Lack of complaints mechanism a 'major gap' in plan for online regulator

Lack of complaints mechanism a 'major gap' in plan for online regulator

An individual complaints mechanism for harmful online content, which was called for by the Children’s Rights Alliance, has not yet been included in the bill. File Picture

The Online Safety and Media Regulation Bill paves the way for a powerful new regulator to oversee online communications, the minister with responsibility for media said yesterday.

A new Media Commission will replace the current Broadcasting Authority of Ireland (BAI), under the bill, and will be responsible for overseeing updated regulations for broadcasting, video-on-demand services and online safety.

An online safety commissioner will devise binding safety codes that will set out how regulated online services, including certain social media services, are expected to deal with defined categories of harmful online content, such as criminal material, serious cyber-bullying and material promoting self-harm, suicide and eating disorders.

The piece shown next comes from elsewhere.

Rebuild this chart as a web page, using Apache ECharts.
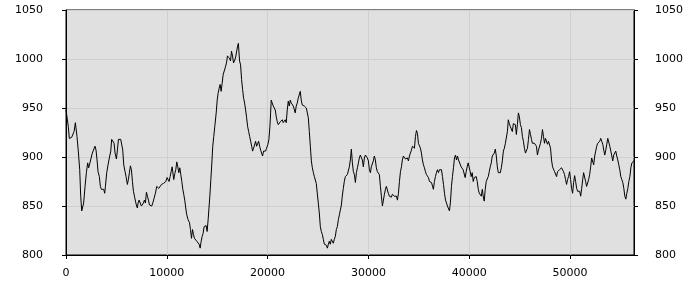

The commission will have the powers to impose levies on the likes of Netflix and Disney+ to fund its operations, as well as having the ability to impose financial sanctions of up to €20m or 10% of turnover to companies found to be non-compliant with its directives, as well as imposing criminal sanctions on senior management.

Minister for Tourism, Culture, Arts, Gaeltacht, Sport and Media, Catherine Martin, launched the bill yesterday, insisting the new body will “have real teeth”.

“It will have a range of compliance and enforcement powers,” she said. “That includes powers to audit, to investigate, to require provision of further information, and reporting requirements.

 Minister Catherine Martin insisted the new body will have real teeth. Picture: Leah Farrell
Minister Catherine Martin insisted the new body will have real teeth. Picture: Leah Farrell

If a service is suspected to be non-compliant, the commission can appoint officers to investigate this — those officers who have powers including obtaining search warrants and to question people under oath.” 

A “majority” of the 33 recommendations made by the joint Oireachtas committee on tourism, culture, arts, sport and media on the legislation are addressed in the bill, Ms Martin said.

However, campaigners criticised the bill, pointing to “major gaps”, including the omission of an individual complaints mechanism for harmful online content, and say these must be addressed.

The complaints mechanism was called for by the committee and the #123OnlineSafety campaign, led by the Children’s Rights Alliance, but has not yet been included in the bill.

Ms Martin said this proposal required “further consideration”, and may be addressed through an amendment to the bill after an expert working group reports back.

Children’s Rights Alliance chief executive Tanya Ward welcomed the bill’s publication and said that the legislation “has the potential to be groundbreaking”.

“We’ll be waiting to see what it does to protect victims of online abuse and what measures are included to make the online world safer for children/young people,” she posted on Twitter.

However, Ms Ward noted that “major gaps” in the bill, like the current omission of an individual complaints mechanism, “must be addressed at this next stage”.

Solicitor and director of Data Compliance Europe Simon McGarr, however, said that the law will likely be superseded by a similar EU law being drawn up. He said that the current BAI is ill-equipped to regulate the internet and said the Government had “Frankensteined” ideas from the EU Audiovisual Media Services Directive.

“I don’t think the BAI are familiar with the internet. The internet and broadcasting is a completely different landscape.

“The audiovisual directive is a completely logical piece of legislation, there’s nothing controversial in it,” she said.

“But the State has Frankensteined a load of things where the EU is going to overtake it. For the Government to legislate when the EU is going to legislate anyway is a strange impulse.

“Defining harmful content will be very difficult, and there’s the question of who can make a complaint.” 

“I don’t see any evidence that the State has grappled with the philosophical debate around the internet.”